Principal Software Development Engineer – AI Frameworks & GPU Performance

Advanced Micro Devices, Inc•Santa Clara, CA

2d•Hybrid

About The Position

At AMD, our mission is to build great products that accelerate next-generation computing experiences—from AI and data centers, to PCs, gaming and embedded systems. Grounded in a culture of innovation and collaboration, we believe real progress comes from bold ideas, human ingenuity and a shared passion to create something extraordinary. When you join AMD, you’ll discover the real differentiator is our culture. We push the limits of innovation to solve the world’s most important challenges—striving for execution excellence, while being direct, humble, collaborative, and inclusive of diverse perspectives. Join us as we shape the future of AI and beyond. Together, we advance your career. Are you ready to shape the future of AI software on the world's fastest supercomputers and most advanced data centers? At AMD, we are seeking passionate and talented Software Engineers to join our team. In this role, you will be at the forefront of developing cutting-edge technology that enhances performance and efficiency for the next generation of GPU accelerators. This is your chance to contribute to open-source AI software from AMD and the broader community, driving innovation and optimizing AI performance across data center GPUs. As part of our team, you will have a unique opportunity to work with industry-leading clients, leveraging the latest hardware capabilities for AI workloads. You will be among the first to integrate new hardware with the latest applications, libraries, frameworks, and SDKs, solving complex challenges and pushing the boundaries of AI technology. Join us in our mission to enable and optimize the software ecosystem for leading data centers and supercomputers, and be a key player in advancing the AI landscape. You are a skilled engineer with a deep passion for pushing the boundaries of AI technology. You excel in open-source environments and relish the opportunity to tackle complex technical challenges. Your commitment to writing efficient, maintainable, and scalable software is matched by your collaborative spirit and curiosity.
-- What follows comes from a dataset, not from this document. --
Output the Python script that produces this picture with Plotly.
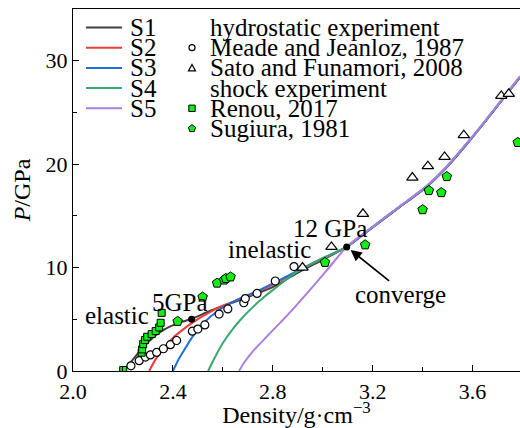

You are eager to contribute to open-source repositories that drive the next generation of AI workloads, and you take pride in being part of a team that is at the forefront of AI innovation.

Requirements

Strong proficiency in C++ and GPU programming languages such as CUDA, HIP, or OpenCL.
Experience with AI training and inference frameworks and tools.
Proven track record of developing high-performance, scalable software solutions.

Nice To Haves

Familiarity with the ROCm platform and data science library stack is a plus.
Excellent problem-solving skills and the ability to work effectively in a team environment.

Responsibilities

Design, develop, and optimize libraries for AMD data center GPUs, focusing on the ROCm data science library stack.
Collaborate with cross-functional teams to integrate and validate new features and enhancements.
Conduct performance analysis and optimization to ensure high efficiency and scalability of developed solutions.
Stay updated with the latest advancements in AI, machine learning, and GPU programming to drive innovation within the team.
Mentor junior engineers and contribute to the continuous improvement of development processes and best practices.